Claimants allege they were told hearing impaired inmates did not have access to phones
but that the phones were only for hearing inmates. Additionally, Claimants allege they
were disciplined for using the phone, when other hearing inmates were not. Claimants
brought a Section 1983 cause of action against Defendants for violations of their 8th and
14th Amendment rights.
II.
Standard
“A motion for judgment on the pleadings filed pursuant to Fed.R.Civ.P. 12(c) is
examined under the same standard as a motion to dismiss for failure to state a claim.”

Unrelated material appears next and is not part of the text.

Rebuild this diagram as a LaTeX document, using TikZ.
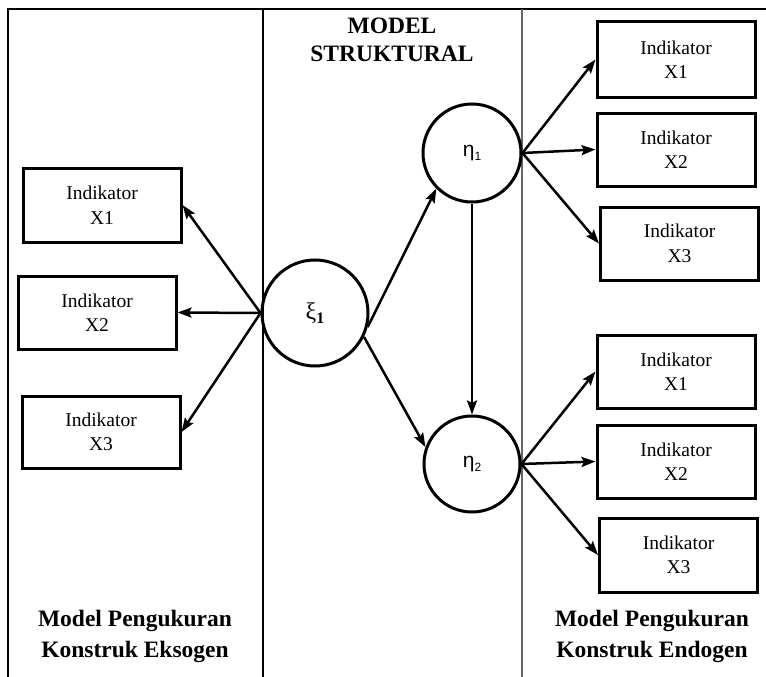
\documentclass[tikz,border=0pt]{standalone}
\usepackage{fontspec}
\setmainfont{Liberation Serif}
\newfontfamily\greeksans{Liberation Sans}
\usetikzlibrary{arrows.meta}
\begin{document}
\begin{tikzpicture}[x=1pt,y=-1pt,
  ind/.style={draw, line width=3pt, minimum width=158pt, minimum height=73pt,
    inner sep=0pt, align=center, font=\fontsize{19.5}{24.5}\selectfont},
  lat/.style={draw, circle, line width=3pt, inner sep=0pt},
  arr/.style={line width=2.5pt, -{Stealth[length=14pt,width=10pt,inset=2.5pt]}},
  ttl/.style={font=\bfseries\fontsize{23.5}{31}\selectfont, align=center},
  frame/.style={line width=2.2pt},
  divider/.style={line width=1.1pt},
]
\useasboundingbox (0,0) rectangle (766,677);

% frame and column dividers
\draw[frame] (766,9) -- (8,9) -- (8,677);
\draw[divider] (263,9) -- (263,677);
\draw[divider, black!60] (522,9) -- (522,677);

% headings
\node[ttl, font=\bfseries\fontsize{23.5}{28}\selectfont] (title) at (392,40) {MODEL\\STRUKTURAL};
\node[ttl] (exo) at (135,636) {Model Pengukuran\\Konstruk Eksogen};
\node[ttl] (endo) at (652,636) {Model Pengukuran\\Konstruk Endogen};

% latent variables
\node[lat, minimum size=106pt] (xi) at (315,313)
  {\fontsize{24}{24}\selectfont ξ\raisebox{-4pt}{\fontsize{16}{16}\selectfont\bfseries 1}};
\node[lat, minimum size=98pt] (eta1) at (472,153)
  {\greeksans\fontsize{21}{21}\selectfont η\raisebox{-4pt}{\fontsize{12}{12}\selectfont 1}};
\node[lat, minimum size=96pt] (eta2) at (472,464)
  {\greeksans\fontsize{21}{21}\selectfont η\raisebox{-4pt}{\fontsize{12}{12}\selectfont 2}};

% exogenous indicators
\node[ind, minimum height=74pt] (lx1) at (102,205) {Indikator\\X1};
\node[ind] (lx2) at (97,312.5) {Indikator\\X2};
\node[ind, minimum height=72pt] (lx3) at (101,432) {Indikator\\X3};

% endogenous indicators of eta1
\node[ind, minimum height=75pt] (ra1) at (676,59.5) {Indikator\\X1};
\node[ind] (ra2) at (676,149.5) {Indikator\\X2};
\node[ind] (ra3) at (679.5,243.5) {Indikator\\X3};

% endogenous indicators of eta2
\node[ind] (rb1) at (676,371.5) {Indikator\\X1};
\node[ind] (rb2) at (676,461.5) {Indikator\\X2};
\node[ind, minimum height=74pt] (rb3) at (678.5,555) {Indikator\\X3};

% measurement arrows (exogenous)
\draw[arr] (xi.west) -- (lx1.east);
\draw[arr] (xi.west) -- (lx2.east);
\draw[arr] (xi.west) -- (lx3.east);

% structural paths
\draw[arr] (xi.-15) -- (eta1.-135);
\draw[arr] (xi.-26) -- (eta2.160);
\draw[arr] (eta1.south) -- (eta2.north);

% measurement arrows (endogenous)
\draw[arr] (eta1.east) -- (ra1.west);
\draw[arr] (eta1.east) -- (ra2.west);
\draw[arr] (eta1.east) -- (ra3.west);
\draw[arr] (eta2.east) -- (rb1.west);
\draw[arr] (eta2.east) -- (rb2.west);
\draw[arr] (eta2.east) -- (rb3.west);
\end{tikzpicture}
\end{document}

Bullard v. Standard Ins. Co., No. 10-3083-CV-S-GAF, 2010 WL 2545453,*1 (W.D.Mo.
June 18, 2010). To survive a motion to dismiss under 12(b)(6), “a complaint must
contain sufficient factual matter, accepted as true, to state a claim for relief that is
plausible on its face.”
Ashcroft v. Iqbal, 556 U.S. 662, 678 (2009) (quoting Bell
Atlantic Corp. v. Twombly, 550 U.S. 544, 570 (2007)). A pleading that merely pleads
“labels and conclusions” or a “formulaic recitation” of the elements of a cause of action,
or “naked assertions” devoid of “further factual enhancement” will not suffice. Iqbal,
556 U.S. at 678 (quoting Twombly, 550 U.S. at 555).
“Determining whether a
complaint states a plausible claim for relief will . . . be a context-specific task that
requires the reviewing court to draw on its judicial experience and common sense.”
Iqbal, 556 U.S. at 679. Under Fed. R. Civ. P. 12(b)(6) we must accept the plaintiff’s
factual allegations as true and grant all reasonable inferences in the plaintiff’s favor.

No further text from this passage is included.